AIM OF THE TASK: Once the pictures are set aside, transcribe the remaining data exactly.

* * * * *

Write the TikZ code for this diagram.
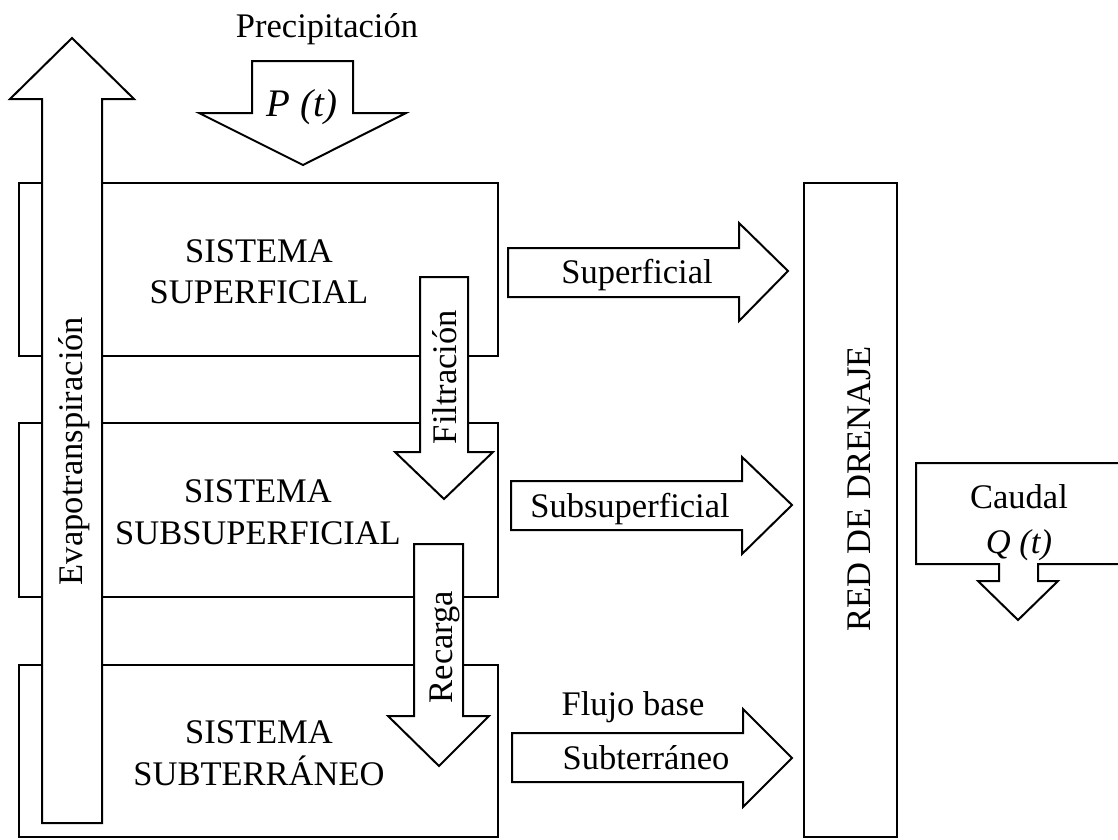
\documentclass[tikz,border=0pt]{standalone}
\usepackage{fontspec}
\setmainfont{Liberation Serif}
\begin{document}
\begin{tikzpicture}[x=1pt,y=-1pt,
  outline/.style={draw=black,line width=2pt,fill=white},
  lbl/.style={inner sep=0pt,anchor=base,font=\fontsize{34.5}{40}\selectfont},
  lblit/.style={lbl,font=\fontsize{34.5}{40}\selectfont\itshape},
  vlbl/.style={lbl,rotate=90}]
\useasboundingbox (0,0) rectangle (1118,839);
\clip (0,0) rectangle (1118,839);

% subsystem boxes
\draw[outline] (19,183) rectangle (498,356);
\draw[outline] (19,423) rectangle (498,597);
\draw[outline] (19,665) rectangle (498,837);
% drainage network
\draw[outline] (804,183) rectangle (897,837);

% evapotranspiration (up)
\draw[outline] (42,823) -- (42,99) -- (10,99) -- (72,38) -- (134,99) -- (102,99) -- (102,823) -- cycle;
% precipitation (down)
\draw[outline] (252,61) -- (353,61) -- (353,113) -- (406,113) -- (303,165) -- (199,113) -- (252,113) -- cycle;
% infiltration (down)
\draw[outline] (420,277) -- (468,277) -- (468,452) -- (493,452) -- (444,499) -- (395,452) -- (420,452) -- cycle;
% recharge (down)
\draw[outline] (414,544) -- (463,544) -- (463,716) -- (489,716) -- (439,766) -- (388,716) -- (414,716) -- cycle;
% lateral flows (right)
\draw[outline] (508,248) -- (739,248) -- (739,223) -- (788,271) -- (739,321) -- (739,297) -- (508,297) -- cycle;
\draw[outline] (511,481) -- (742,481) -- (742,457) -- (792,505) -- (742,554) -- (742,530) -- (511,530) -- cycle;
\draw[outline] (512,733) -- (743,733) -- (743,709) -- (792,758) -- (743,807) -- (743,782) -- (512,782) -- cycle;
% outflow
\draw[outline] (1125,463) -- (916,463) -- (916,564) -- (999,564) -- (999,581) -- (978,581) -- (1018,620)
  -- (1058,581) -- (1038,581) -- (1038,564) -- (1125,564);

% labels
\node[lbl] (prec) at (327,37) {Precipitación};
\node[lblit,font=\fontsize{39}{44}\selectfont\itshape] (pt) at (302,116) {P (t)};
\node[lbl] (s1a) at (259,262) {SISTEMA};
\node[lbl] (s1b) at (259,303) {SUPERFICIAL};
\node[lbl] (s2a) at (258,502) {SISTEMA};
\node[lbl] (s2b) at (258,544) {SUBSUPERFICIAL};
\node[lbl] (s3a) at (259,743) {SISTEMA};
\node[lbl] (s3b) at (259,785) {SUBTERRÁNEO};
\node[lbl] (fsup) at (637,283) {Superficial};
\node[lbl] (fsub) at (630,517) {Subsuperficial};
\node[lbl] (fb1) at (633,715) {Flujo base};
\node[lbl] (fb2) at (646,769) {Subterráneo};
\node[lbl] (cau) at (1019,508) {Caudal};
\node[lblit] (qt) at (1019,553) {Q (t)};
\node[vlbl] (evap) at (82,451) {Evapotranspiración};
\node[vlbl] (filt) at (456,377) {Filtración};
\node[vlbl] (rec) at (452,647) {Recarga};
\node[vlbl] (red) at (870,489) {RED DE DRENAJE};
\end{tikzpicture}
\end{document}
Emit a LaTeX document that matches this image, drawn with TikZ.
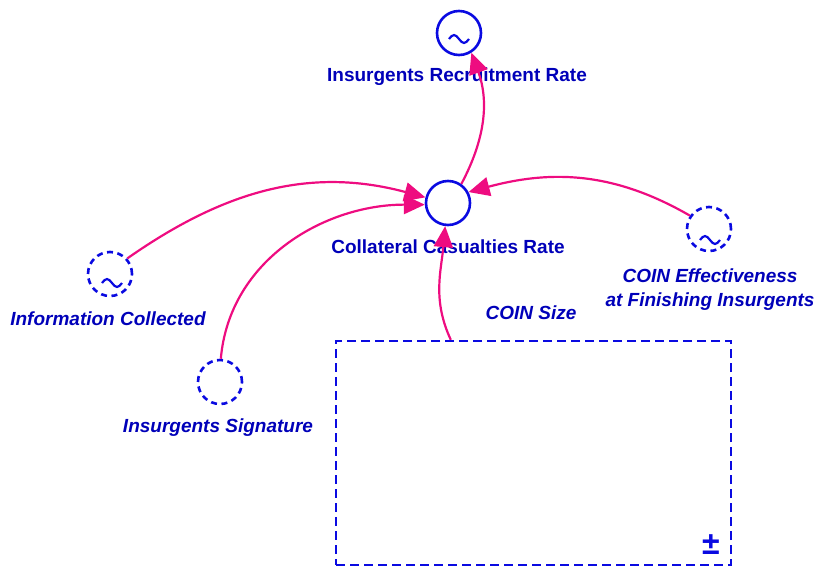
\documentclass[tikz,border=0pt]{standalone}
\usepackage{fontspec}
\setmainfont{Liberation Sans}
\usetikzlibrary{arrows.meta,calc}
\definecolor{auxblue}{RGB}{10,10,225}
\definecolor{labelblue}{RGB}{0,0,185}
\definecolor{linkpink}{RGB}{238,12,128}
\tikzset{
  var/.style={circle,draw=auxblue,line width=2.6pt,minimum size=44pt,inner sep=0pt},
  shadowvar/.style={var,dash pattern=on 6pt off 4.5pt},
  lbl/.style={text=labelblue,font=\fontsize{19}{24}\selectfont\bfseries,align=center,inner sep=0pt},
  ilbl/.style={lbl,font=\fontsize{19}{24}\selectfont\bfseries\itshape},
  link/.style={draw=linkpink,line width=2.2pt,-{Triangle[length=21pt,width=19pt]}},
  wave/.style={draw=auxblue,line width=2.2pt}
}
\newcommand{\lookupwave}[2]{%
  \draw[wave] ($(#1)+#2+(-10,0)$) sin ++(5,4) cos ++(5,-4) sin ++(5,-4) cos ++(5,4);}
\begin{document}
\begin{tikzpicture}[x=1pt,y=1pt]
  \useasboundingbox (0,0) rectangle (814,-568);

  % auxiliary variables
  \node[var] (recr) at (459,-33) {};
  \node[var] (coll) at (448,-203) {};
  \node[shadowvar] (eff) at (709,-229) {};
  \node[shadowvar] (info) at (110,-274) {};
  \node[shadowvar] (sig) at (220,-382) {};

  % lookup marks
  \lookupwave{recr}{(0,-6)}
  \lookupwave{eff}{(1,-11)}
  \lookupwave{info}{(2,-9)}

  % stock (shadow)
  \node[draw=auxblue,line width=2.4pt,dash pattern=on 9pt off 5pt,
        minimum width=395pt,minimum height=224pt,inner sep=0pt] (size) at (533.5,-453) {};
  \node[text=auxblue,font=\fontsize{32}{32}\selectfont\bfseries,inner sep=0pt] (pm) at (711,-545) {±};
  \coordinate (sizeout) at ($(size.north west)+(116,0)$);

  % labels
  \node[lbl] (recrlbl) at (457,-77) {Insurgents Recruitment Rate};
  \node[lbl] (colllbl) at (448,-247) {Collateral Casualties Rate};
  \node[ilbl] (efflbl) at (710,-290) {COIN Effectiveness\\at Finishing Insurgents};
  \node[ilbl] (infolbl) at (108,-319) {Information Collected};
  \node[ilbl] (siglbl) at (218,-428) {Insurgents Signature};
  \node[ilbl] (sizelbl) at (531,-313) {COIN Size};

  % causal links
  \draw[link] (coll.55) to[out=62,in=-70] (recr.-58);
  \draw[link] (info.42) to[out=35,in=165] (coll.166);
  \draw[link] (sig.88) to[out=85,in=180] (coll.184);
  \draw[link] (eff.145) to[out=150,in=15] (coll.28);
  \draw[link] (sizeout) to[out=115,in=-95] (coll.-97);
\end{tikzpicture}
\end{document}
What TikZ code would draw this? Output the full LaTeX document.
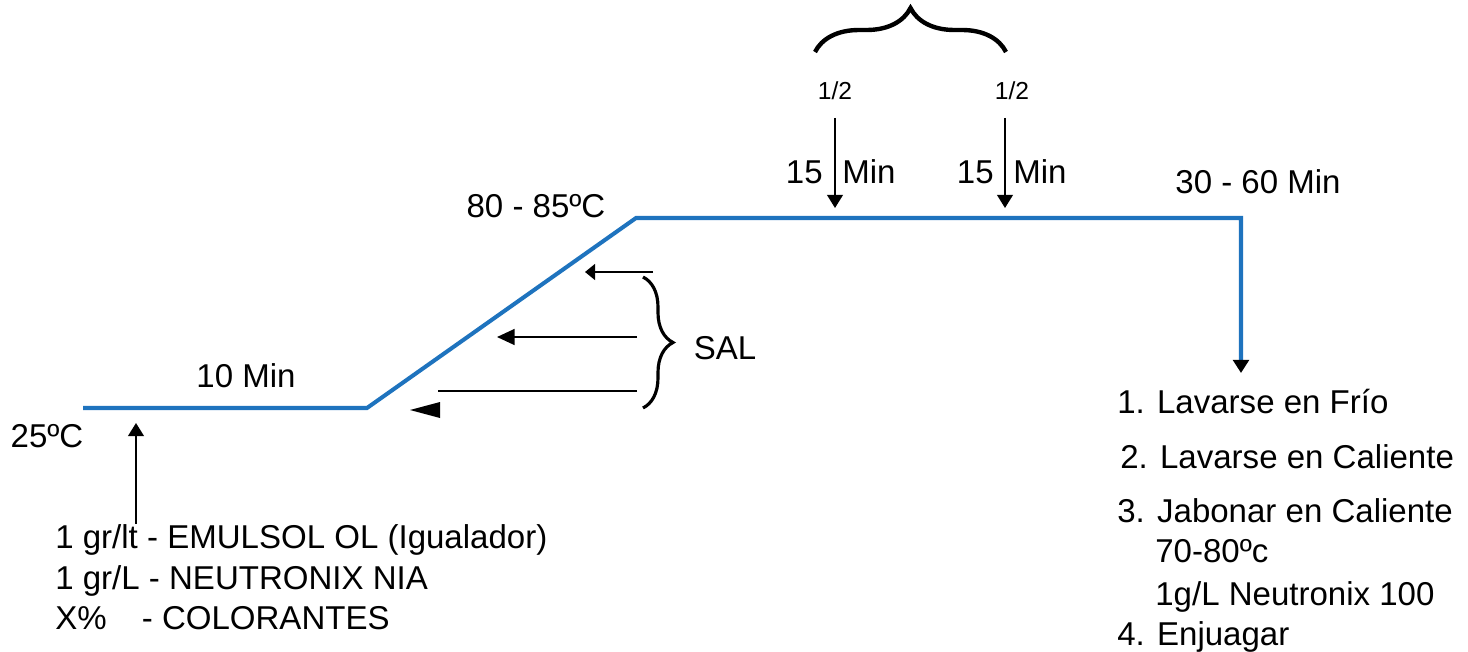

* * * * *

SOLUTION FOR THIS PROBLEM:
Write the TikZ code for this diagram.
\documentclass[tikz,border=0pt]{standalone}
\usepackage{fontspec}
\setmainfont{Liberation Serif}
\begin{document}
\begin{tikzpicture}[x=1pt,y=-1pt,
  outline/.style={draw=black,line width=2pt,fill=white},
  lbl/.style={inner sep=0pt,anchor=base,font=\fontsize{34.5}{40}\selectfont},
  lblit/.style={lbl,font=\fontsize{34.5}{40}\selectfont\itshape},
  vlbl/.style={lbl,rotate=90}]
\useasboundingbox (0,0) rectangle (1118,839);
\clip (0,0) rectangle (1118,839);

% subsystem boxes
\draw[outline] (19,183) rectangle (498,356);
\draw[outline] (19,423) rectangle (498,597);
\draw[outline] (19,665) rectangle (498,837);
% drainage network
\draw[outline] (804,183) rectangle (897,837);

% evapotranspiration (up)
\draw[outline] (42,823) -- (42,99) -- (10,99) -- (72,38) -- (134,99) -- (102,99) -- (102,823) -- cycle;
% precipitation (down)
\draw[outline] (252,61) -- (353,61) -- (353,113) -- (406,113) -- (303,165) -- (199,113) -- (252,113) -- cycle;
% infiltration (down)
\draw[outline] (420,277) -- (468,277) -- (468,452) -- (493,452) -- (444,499) -- (395,452) -- (420,452) -- cycle;
% recharge (down)
\draw[outline] (414,544) -- (463,544) -- (463,716) -- (489,716) -- (439,766) -- (388,716) -- (414,716) -- cycle;
% lateral flows (right)
\draw[outline] (508,248) -- (739,248) -- (739,223) -- (788,271) -- (739,321) -- (739,297) -- (508,297) -- cycle;
\draw[outline] (511,481) -- (742,481) -- (742,457) -- (792,505) -- (742,554) -- (742,530) -- (511,530) -- cycle;
\draw[outline] (512,733) -- (743,733) -- (743,709) -- (792,758) -- (743,807) -- (743,782) -- (512,782) -- cycle;
% outflow
\draw[outline] (1125,463) -- (916,463) -- (916,564) -- (999,564) -- (999,581) -- (978,581) -- (1018,620)
  -- (1058,581) -- (1038,581) -- (1038,564) -- (1125,564);

% labels
\node[lbl] (prec) at (327,37) {Precipitación};
\node[lblit,font=\fontsize{39}{44}\selectfont\itshape] (pt) at (302,116) {P (t)};
\node[lbl] (s1a) at (259,262) {SISTEMA};
\node[lbl] (s1b) at (259,303) {SUPERFICIAL};
\node[lbl] (s2a) at (258,502) {SISTEMA};
\node[lbl] (s2b) at (258,544) {SUBSUPERFICIAL};
\node[lbl] (s3a) at (259,743) {SISTEMA};
\node[lbl] (s3b) at (259,785) {SUBTERRÁNEO};
\node[lbl] (fsup) at (637,283) {Superficial};
\node[lbl] (fsub) at (630,517) {Subsuperficial};
\node[lbl] (fb1) at (633,715) {Flujo base};
\node[lbl] (fb2) at (646,769) {Subterráneo};
\node[lbl] (cau) at (1019,508) {Caudal};
\node[lblit] (qt) at (1019,553) {Q (t)};
\node[vlbl] (evap) at (82,451) {Evapotranspiración};
\node[vlbl] (filt) at (456,377) {Filtración};
\node[vlbl] (rec) at (452,647) {Recarga};
\node[vlbl] (red) at (870,489) {RED DE DRENAJE};
\end{tikzpicture}
\end{document}
Emit a LaTeX document that matches this image, drawn with TikZ.
\documentclass[tikz,border=0pt]{standalone}
\usepackage{fontspec}
\setmainfont{Liberation Sans}
\usetikzlibrary{arrows.meta,calc}
\definecolor{auxblue}{RGB}{10,10,225}
\definecolor{labelblue}{RGB}{0,0,185}
\definecolor{linkpink}{RGB}{238,12,128}
\tikzset{
  var/.style={circle,draw=auxblue,line width=2.6pt,minimum size=44pt,inner sep=0pt},
  shadowvar/.style={var,dash pattern=on 6pt off 4.5pt},
  lbl/.style={text=labelblue,font=\fontsize{19}{24}\selectfont\bfseries,align=center,inner sep=0pt},
  ilbl/.style={lbl,font=\fontsize{19}{24}\selectfont\bfseries\itshape},
  link/.style={draw=linkpink,line width=2.2pt,-{Triangle[length=21pt,width=19pt]}},
  wave/.style={draw=auxblue,line width=2.2pt}
}
\newcommand{\lookupwave}[2]{%
  \draw[wave] ($(#1)+#2+(-10,0)$) sin ++(5,4) cos ++(5,-4) sin ++(5,-4) cos ++(5,4);}
\begin{document}
\begin{tikzpicture}[x=1pt,y=1pt]
  \useasboundingbox (0,0) rectangle (814,-568);

  % auxiliary variables
  \node[var] (recr) at (459,-33) {};
  \node[var] (coll) at (448,-203) {};
  \node[shadowvar] (eff) at (709,-229) {};
  \node[shadowvar] (info) at (110,-274) {};
  \node[shadowvar] (sig) at (220,-382) {};

  % lookup marks
  \lookupwave{recr}{(0,-6)}
  \lookupwave{eff}{(1,-11)}
  \lookupwave{info}{(2,-9)}

  % stock (shadow)
  \node[draw=auxblue,line width=2.4pt,dash pattern=on 9pt off 5pt,
        minimum width=395pt,minimum height=224pt,inner sep=0pt] (size) at (533.5,-453) {};
  \node[text=auxblue,font=\fontsize{32}{32}\selectfont\bfseries,inner sep=0pt] (pm) at (711,-545) {±};
  \coordinate (sizeout) at ($(size.north west)+(116,0)$);

  % labels
  \node[lbl] (recrlbl) at (457,-77) {Insurgents Recruitment Rate};
  \node[lbl] (colllbl) at (448,-247) {Collateral Casualties Rate};
  \node[ilbl] (efflbl) at (710,-290) {COIN Effectiveness\\at Finishing Insurgents};
  \node[ilbl] (infolbl) at (108,-319) {Information Collected};
  \node[ilbl] (siglbl) at (218,-428) {Insurgents Signature};
  \node[ilbl] (sizelbl) at (531,-313) {COIN Size};

  % causal links
  \draw[link] (coll.55) to[out=62,in=-70] (recr.-58);
  \draw[link] (info.42) to[out=35,in=165] (coll.166);
  \draw[link] (sig.88) to[out=85,in=180] (coll.184);
  \draw[link] (eff.145) to[out=150,in=15] (coll.28);
  \draw[link] (sizeout) to[out=115,in=-95] (coll.-97);
\end{tikzpicture}
\end{document}
What TikZ code would draw this? Output the full LaTeX document.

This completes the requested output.